Some of the adults in the camp were also concerned about where exactly the surface-to-surface missiles had been launched from. While the Iranian press later reported that they were launched from inside Iran approximately 220 kilometers from their target, which is within the missile’s range, KDP-I Kurds expressed fears that they had been launched from inside Iraqi Kurdistan. Koya is controlled by the Patriotic Union of Kurdistan (PUK) party which historically has much closer relations with Iran than the other major Iraqi Kurdish party, the Kurdistan Democratic Party (KDP). Their fears may prove sufficiently founded. According to Iraqi journalist Omar Sattar: “A team of US security investigators found that the missiles used in the attack were fired from locations only 20-40 kilometers from the targeted areas, taking advantage of the launch pads that Iran had deployed within the borders of the city of Sulaimaniyah.”

Furthermore, according to a Reuters report in August, Tehran provided ballistic missiles to its proxies in Iraq, potentially to target Israel and/or Saudi Arabia if a war breaks out. The report claimed that Iran has a missile factory inside Iraqi Kurdistan which, if true, also lends credence to the possibility the missiles were fired from inside the region. Iraqi Prime Minister Haider al-Abadi has officially denied that any Iranian missiles are based in his country.

Sulaimaniyah is the largest city in the PUK zone of Iraqi Kurdistan. That party previously sanctioned Iranian attacks on these Kurdish groups in its territory in July 1996 in return for support against the KDP during the four-year civil war between the two. The Iranian Kurds expressed fears that Tehran is trying to create a major rift between them and the PUK to create a conflict which would undoubtedly result in the vastly stronger and superiorly armed PUK forces decimating them and doing Iran’s dirty work for it in the process. They insisted they will not fall for such a ploy by fighting their fellow Kurds.

One thing that really struck me from my visit was the lack of militancy in the group. They are quite family oriented which is somewhat rare for such groups in this region. The Kurdistan Workers Party (PKK), for example, conditions its members to completely sever all ties with their families so they can focus exclusively on their decades-old struggle against the Turkish government. Also, the anti-Iran Mujahideen-e-Khalq (MEK), a cultish militant group that was formerly based in Iraq, made all its members divorce, a condition its two married leaders opted not to apply to themselves.
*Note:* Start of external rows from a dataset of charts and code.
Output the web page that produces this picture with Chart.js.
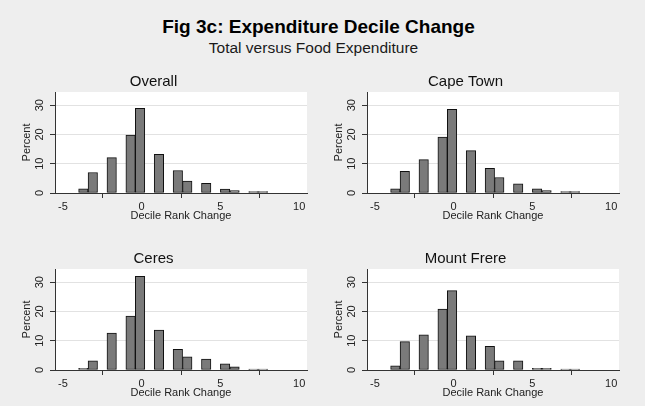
<!DOCTYPE html>
<html>
<head>
<meta charset="utf-8">
<script src="https://cdn.jsdelivr.net/npm/chart.js@4.4.1/dist/chart.umd.min.js"></script>
<style>
    html, body { margin: 0; padding: 0; background: #eeeeee; overflow: hidden; }
    body { width: 645px; height: 406px; position: relative; font-family: "Liberation Sans", Arial, sans-serif; }
    #title { position: absolute; left: -4px; width: 645px; top: 17px; text-align: center; font-size: 19px; font-weight: bold; line-height: 19px; color: #000; }
    #subtitle { position: absolute; left: -9px; width: 645px; top: 40px; text-align: center; font-size: 15.5px; line-height: 15.5px; color: #1a1a1a; }
    canvas { position: absolute; }
</style>
</head>
<body>
<div id="title">Fig 3c: Expenditure Decile Change</div>
<div id="subtitle">Total versus Food Expenditure</div>
<canvas id="c1" width="315" height="164" style="left:0px;top:65px"></canvas>
<canvas id="c2" width="315" height="164" style="left:312px;top:65px"></canvas>
<canvas id="c3" width="315" height="164" style="left:0px;top:242px"></canvas>
<canvas id="c4" width="315" height="164" style="left:312px;top:242px"></canvas>
<script>
// Centri dei bin (larghezza 0.6, da -4 a 8)
const binCenters = [-3.7, -3.1, -1.9, -0.7, -0.1, 1.1, 2.3, 2.9, 4.1, 5.3, 5.9, 7.1, 7.7];

// Percentuali
const overall = [1.4, 7.0, 12.1, 19.8, 28.9, 13.2, 7.7, 4.1, 3.3, 1.3, 0.8, 0.5, 0.5];
const capeTown = [1.4, 7.4, 11.4, 19.1, 28.6, 14.5, 8.4, 5.3, 3.1, 1.4, 0.8, 0.5, 0.5];
const ceres = [0.6, 3.1, 12.6, 18.4, 32.0, 13.6, 7.1, 4.5, 3.7, 2.1, 1.1, 0.3, 0.3];
const mountFrere = [1.4, 9.7, 12.0, 20.8, 27.1, 11.7, 8.1, 3.1, 3.1, 0.6, 0.6, 0.3, 0.3];

const panelTitles = ['Overall', 'Cape Town', 'Ceres', 'Mount Frere'];
const xTicks = [-5, 0, 5, 10];
const yTicks = [0, 10, 20, 30];

Chart.defaults.font.family = '"Liberation Sans", Arial, sans-serif';
Chart.defaults.color = '#222';

// Sfondo bianco dell'area del grafico
const plotBg = {
    id: 'plotBg',
    beforeDraw(chart) {
        const { ctx, chartArea: a } = chart;
        ctx.save();
        ctx.fillStyle = '#ffffff';
        ctx.fillRect(a.left, a.top, a.right - a.left, a.bottom - a.top);
        ctx.restore();
    }
};

function renderPanel(id, title, values) {
    return new Chart(document.getElementById(id), {
        type: 'bar',
        data: {
            datasets: [{
                data: binCenters.map((x, i) => ({ x: x, y: values[i] })),
                backgroundColor: '#7a7a7a',
                borderColor: '#111111',
                borderWidth: 1,
                borderSkipped: false,
                barPercentage: 1,
                categoryPercentage: 1
            }]
        },
        options: {
            responsive: false,
            animation: false,
            devicePixelRatio: 1,
            layout: { padding: { left: 0, right: 8, top: 0, bottom: 0 } },
            plugins: {
                legend: { display: false },
                tooltip: { enabled: false },
                title: {
                    display: true,
                    text: title,
                    color: '#111',
                    font: { size: 15, weight: 'normal' },
                    padding: { top: 7.5, bottom: 1.5 }
                }
            },
            scales: {
                x: {
                    type: 'linear',
                    min: -5.5,
                    max: 10.5,
                    offset: false,
                    afterBuildTicks: s => { s.ticks = xTicks.map(v => ({ value: v })); },
                    afterFit: s => { s.height = 36; },
                    grid: { drawOnChartArea: false, tickLength: 5, tickColor: '#333' },
                    border: { color: '#333' },
                    ticks: { font: { size: 11 }, padding: 2, color: '#222', maxRotation: 0, autoSkip: false },
                    title: { display: true, text: 'Decile Rank Change', font: { size: 11 }, color: '#222', padding: { top: 0, bottom: 6.4 } }
                },
                y: {
                    min: 0,
                    max: 34.5,
                    afterBuildTicks: s => { s.ticks = yTicks.map(v => ({ value: v })); },
                    afterFit: s => { s.width = 55; },
                    grid: {
                        color: c => (c.tick && c.tick.value === 0) ? 'rgba(0,0,0,0)' : '#e2e2e2',
                        tickLength: 5,
                        tickColor: '#333'
                    },
                    border: { color: '#333' },
                    ticks: { font: { size: 11 }, padding: 4, color: '#222', minRotation: 90, maxRotation: 90, crossAlign: 'center' },
                    title: { display: true, text: 'Percent', font: { size: 11 }, color: '#222', padding: { top: 20.4, bottom: 0 } }
                }
            }
        },
        plugins: [plotBg]
    });
}

renderPanel('c1', panelTitles[0], overall);
renderPanel('c2', panelTitles[1], capeTown);
renderPanel('c3', panelTitles[2], ceres);
renderPanel('c4', panelTitles[3], mountFrere);
</script>
</body>
</html>
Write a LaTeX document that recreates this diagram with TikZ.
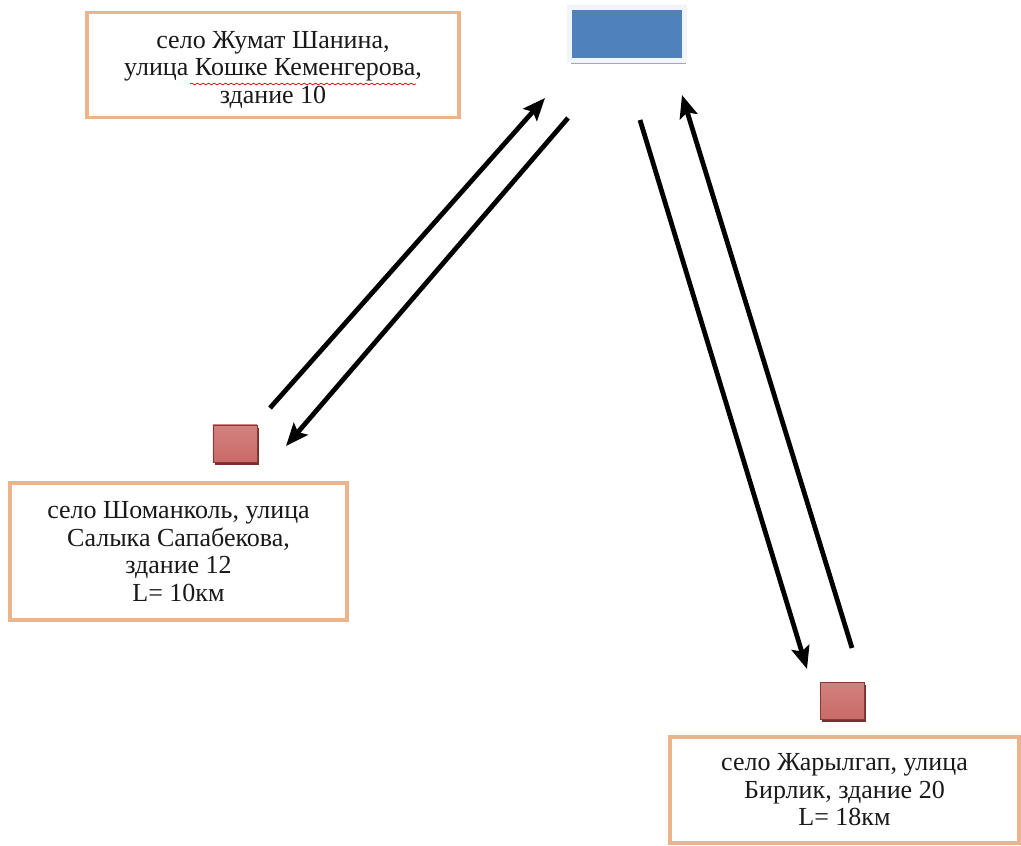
\documentclass[tikz,border=0pt]{standalone}
\usepackage{fontspec}
\setmainfont{Liberation Serif}
\usetikzlibrary{positioning, calc, arrows.meta, shadows, decorations.pathmorphing}

\definecolor{boxline}{RGB}{236,180,140}
\definecolor{hubblue}{RGB}{79,129,189}
\definecolor{sitered}{RGB}{192,80,77}

\begin{document}
\begin{tikzpicture}[x=0.025cm, y=-0.025cm]
        \tikzstyle{addr}=[draw=boxline, line width=2.4pt, fill=white, rectangle, align=center, inner sep=0pt, text=black!90, font=\fontsize{18.5}{19.5}\selectfont];
        \tikzstyle{site}=[rectangle, draw=sitered!70!black, line width=0.3pt, top color=sitered!72, middle color=sitered, bottom color=sitered!85, shading angle=0, minimum width=1.1cm, minimum height=0.925cm, drop shadow={shadow xshift=1.6pt, shadow yshift=-1.8pt, fill=sitered!60!black, opacity=1}];
        \tikzstyle{hub}=[rectangle, fill=hubblue, draw=hubblue!8, line width=3.5pt, minimum width=2.875cm, minimum height=1.325cm, drop shadow={shadow xshift=1pt, shadow yshift=-2.5pt, fill=gray!70, opacity=1}];
        \tikzstyle{trip}=[line width=3.4pt, -{Stealth[length=16pt, width=13pt, inset=3pt]}];

        \useasboundingbox (0,0) rectangle (1021,846);

        \node[hub] (hub) at (627,34) {};
        \node[addr, minimum width=9.3cm, minimum height=2.625cm] (zhumat) at (273,65) {\rule{0pt}{19pt}село Жумат Шанина,\\улица Кошке Кеменгерова,\\здание 10};
        \node[site] (siteW) at (235,443.5) {};
        \node[addr, minimum width=8.425cm, minimum height=3.425cm] (shoman) at (178.5,551.5) {село Шоманколь, улица\\Салыка Сапабекова,\\здание 12\\L= 10км};
        \node[site] (siteE) at (842,701) {};
        \node[addr, minimum width=8.725cm, minimum height=2.65cm] (zharyl) at (844.5,790) {село Жарылгап, улица\\Бирлик, здание 20\\L= 18км};

        % spelling underline
        \draw[red!85!black, line width=0.5pt, decorate, decoration={snake, segment length=4pt, amplitude=0.6pt}] (190,84) -- (416,84);

        % trips to and from the hub
        \coordinate (wOut) at (270,408);
        \coordinate (wIn) at (545,98);
        \coordinate (hOutW) at (568,118);
        \coordinate (wBack) at (286,446);
        \coordinate (hOutE) at (640,120);
        \coordinate (eIn) at (807,669);
        \coordinate (eOut) at (852,648);
        \coordinate (hInE) at (682,95);

        \draw[trip] (wOut) -- (wIn);
        \draw[trip] (hOutW) -- (wBack);
        \draw[trip] (hOutE) -- (eIn);
        \draw[trip] (eOut) -- (hInE);
\end{tikzpicture}
\end{document}
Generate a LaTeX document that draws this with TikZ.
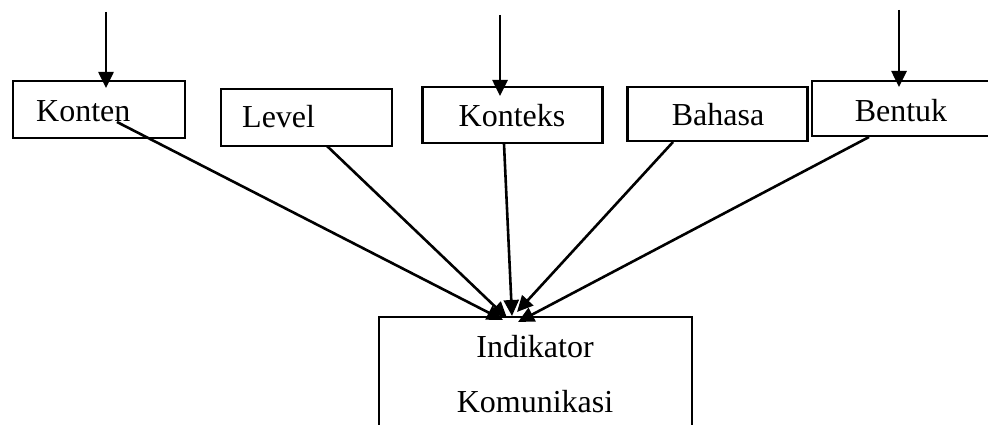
\documentclass[tikz,border=0pt]{standalone}
\usepackage{fontspec}
\setmainfont{Liberation Serif}
\usetikzlibrary{arrows.meta}
\begin{document}
\begin{tikzpicture}[x=1pt,y=-1pt,
  boxst/.style={draw,line width=2.6pt,rectangle,inner sep=0pt},
  lbl/.style={inner sep=0pt,font=\fontsize{32}{38}\selectfont},
  arr/.style={line width=2.6pt,-{Triangle[length=16pt,width=15pt]}}]
\useasboundingbox (0,0) rectangle (988,425);
\clip (0,0) rectangle (988,425);
\fill[white] (0,0) rectangle (988,425);
% boxes
\node[boxst,minimum width=172pt,minimum height=57pt] (kontenbox) at (99,109.5) {};
\node[boxst,minimum width=171pt,minimum height=57pt] (levelbox) at (306.5,117.5) {};
\node[boxst,minimum width=180pt,minimum height=56pt] (konteksbox) at (512.5,115) {};
\node[boxst,minimum width=180pt,minimum height=54pt] (bahasabox) at (717.5,114) {};
\node[boxst,minimum width=200pt,minimum height=55pt] (bentukbox) at (912,108.5) {};
\node[boxst,minimum width=313pt,minimum height=140pt] (indbox) at (535.5,387) {};
% texts
\node[lbl,anchor=base west] (konten) at (36,122) {Konten};
\node[lbl,anchor=base west] (level) at (242,128) {Level};
\node[lbl,anchor=base] (konteks) at (512,127) {Konteks};
\node[lbl,anchor=base] (bahasa) at (718,126) {Bahasa};
\node[lbl,anchor=base] (bentuk) at (901,122) {Bentuk};
\node[lbl,anchor=base] (ind1) at (535,357) {Indikator};
\node[lbl,anchor=base] (ind2) at (535,412) {Komunikasi};
% free ends and connector points
\coordinate (topA) at (106,12);
\coordinate (tipA) at (106,88);
\coordinate (topB) at (500,15);
\coordinate (tipB) at (500,96);
\coordinate (topC) at (899,10);
\coordinate (tipC) at (899,87);
\coordinate (s1) at (117,122);
\coordinate (s2) at (327,146);
\coordinate (s3) at (504,144);
\coordinate (s4) at (673,142);
\coordinate (s5) at (869,137);
\coordinate (e1) at (503,320);
\coordinate (e2) at (507,318);
\coordinate (e3) at (512,316);
\coordinate (e4) at (517,312);
\coordinate (e5) at (518,322);
% arrows
\draw[arr] (topA) -- (tipA);
\draw[arr] (topB) -- (tipB);
\draw[arr] (topC) -- (tipC);
\draw[arr] (s1) -- (e1);
\draw[arr] (s2) -- (e2);
\draw[arr] (s3) -- (e3);
\draw[arr] (s4) -- (e4);
\draw[arr] (s5) -- (e5);
\end{tikzpicture}
\end{document}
Ultimately it’s not clear what will come of this attack. It could foster even greater anti-Iran sentiment in Iran’s Kurdish region and lead to a much deadlier cycle of violence in the long-term. An unrelated attack this month on an Iranian military parade in the city of Ahvaz, that killed 25, also shows that Iran’s poorer western frontier provinces – home to the majority of Iran’s Arab and Kurdish minorities, many of whom are discontented by Tehran’s governance for numerous political and economic reasons – are vulnerable to deadly terrorist attacks. The aforementioned Mr. Wahab also points out in his analysis that “targeting a meeting of opposition political leaders deep inside Iraq casts serious doubt on Tehran’s claim that its missile program is purely defensive in nature.”

Whatever the case ultimately proves to be, the events of September 8 in Koya are a very worrying development for this already troubled and war-weary region.